The truth is, of course, that in a constitutional democracy religious beliefs are not protected from critique or questioning. Many religious believers themselves question aspects of the religious tradition they were brought up in or which they operate within. It is therefore not only permissible but, I would argue, in certain cases constitutionally required to ask whether certain religious beliefs and practices harm others and infringe on the rights of others. Is this not best done, not by invoking the unprovable beliefs under discussion, but rather by looking at proven or provable facts?

If this is correct, then the Constitutional Court will ultimately have to weigh up the various interests at stake here – based on as many facts that are presented to them. But this may appear impossible.
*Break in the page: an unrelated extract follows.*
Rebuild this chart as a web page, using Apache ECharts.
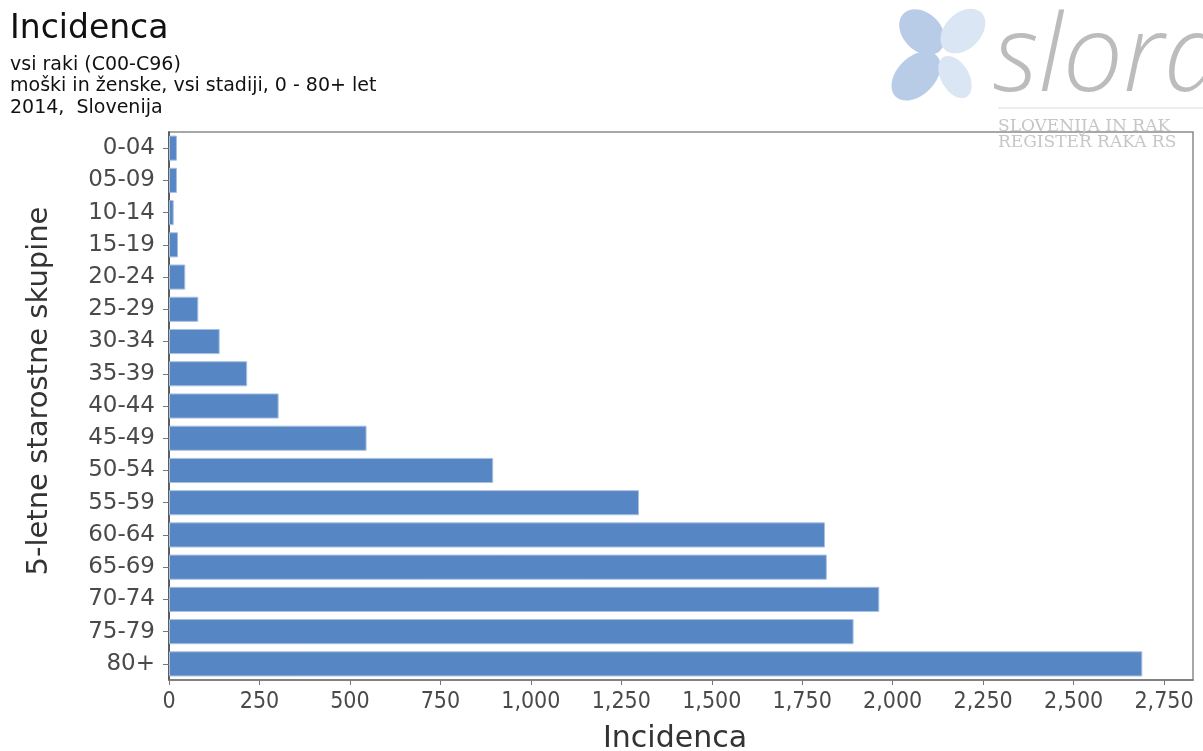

On the one hand, the Court will have to look at the effects of the widespread culture of violence on children and the manner in which corporal punishment might help to perpetuate this culture. Given these insights it will have to answer the question of whether, and to what extent, the assault of children by their parents damage children and infringe on the rights of those children. On the other hand, the Court will have to ask whether the the infringement on religious beliefs is severe when adherents of a certain belief system are prohibited from assaulting their own children purportedly to give effect to the injunctions of their authoritatively regarded text.

Put differently, the Court will have the unenviably task of balancing the interest of children to be free from violence, against the immeasurable interests of parents to continue practicing their religious beliefs. Rational considerations will have to be weighed up against the authority and importance of the essentially non-rational beliefs of believers.

And which judge will be able to make the best call: one who is imbued with the same non-rational beliefs, or a judge who stands outside these beliefs but has a firm appreciation of international law?